By Bob Beuerlein
This is the time of year when “Take Me Out to the Ball Game” is most often heard, as many of us enjoy going to a baseball game to watch America’s pastime. This is a wonderful opportunity to spend time with family and friends, enjoying an evening together while eating hot dogs, peanuts, and other food that just tastes better at the ballpark. We all know about the balls and strikes and the hits and runs associated with the game, but how many of us think of baseball as an elaborate exercise in communication? The signs and signals that coaches give to players, telling them to bunt, steal, etc., or that catchers give to pitchers to tell them whether to throw a curveball or a fastball, is akin to a sophisticated form of cryptography.
Like baseball players who must learn to communicate effectively if they are going to play in the major leagues, so also professional actuaries must develop advanced communication abilities to be effective. Actuaries are experts at working with complex issues on a day-to-day basis and at using or developing advanced techniques to address these issues. We all know actuaries who are very good at using these advanced techniques but struggle with being able to communicate the results. But the good news is that we can all become effective communicators with training and practice.
Some people may say that actuaries work with a “black box” to provide answers to complex issues. Whether it be a computer program, Excel spreadsheet, or just some musings within the actuary’s mind, a black box is characterized as a process in which information goes in and results come out—with little transparency around the workings of the process. A magician takes immense pride in using a black-box process that allows him to pull a rabbit out of his hat, much to the amazement of the audience. But actuaries should not be viewed as magicians.
Indeed, actuaries have an obligation to dispel any perception that they use a “black box.” Further, actuaries need to turn this black box into a “glass box.” Precept 4 of the Code of Professional Conduct states: “An Actuary who issues an Actuarial Communication shall take appropriate steps to ensure that the Actuarial Communication is clear and appropriate to the circumstances and its intended audience, and satisfies applicable standards of practice.”

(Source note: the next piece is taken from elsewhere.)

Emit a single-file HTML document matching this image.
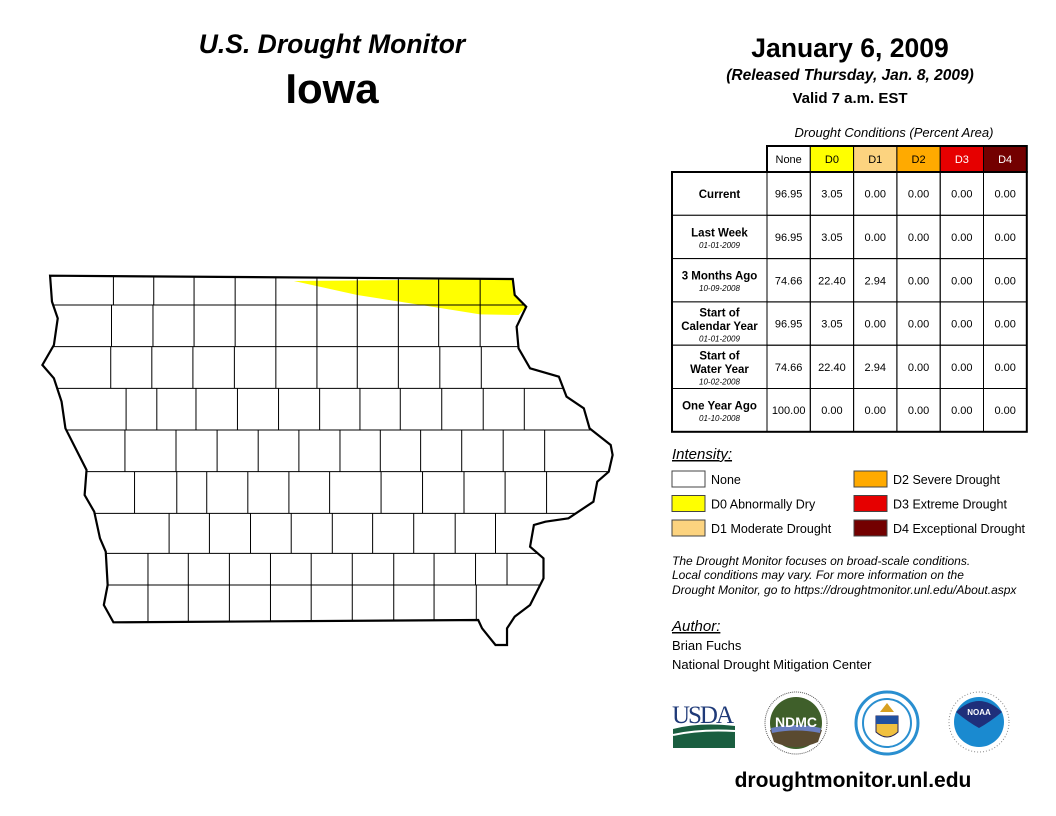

How can we achieve this objective of making our communications clear—of creating a glass box around our work—and why is it so important to our profession? The Dalai Lama is credited with the quotation, “A lack of transparency results in distrust and a deep sense of insecurity.” A corollary to this idea is that transparency can lead to trust and a sense of security. Actuaries have earned the trust of the public over the years, and maintaining this trust is imperative to fulfilling the profession’s responsibility to the public. Just as baseball players adapt to different game conditions, so must actuaries adapt to the environment in which they operate to create this glass box.
Actuaries work with complex issues, and they must communicate their results and findings to a wide variety of audiences. Although communicating in various conditions and environments is something of an art, it is also a skill. Many skills can be learned and developed with practice by people who are willing to devote the time and effort. Actuaries should view this challenge of putting a glass box around their work as a skill that can be learned and developed through training, practice, and working with others. Whether it be explaining a technical spreadsheet to fellow actuaries or making a comprehensive presentation to senior management, a glass-box approach builds understanding and trust with your audience.
So, the next time you turn on a baseball game on TV, watch for the intricate series of signs that the coaches and players are giving, and think about how they’re effectively communicating with one another. Then think of your communications at work: Are you communicating as though all of your results come out of a black box, or are you effectively communicating with a glass-box approach? I think you’ll hit a home run if you use your glass box.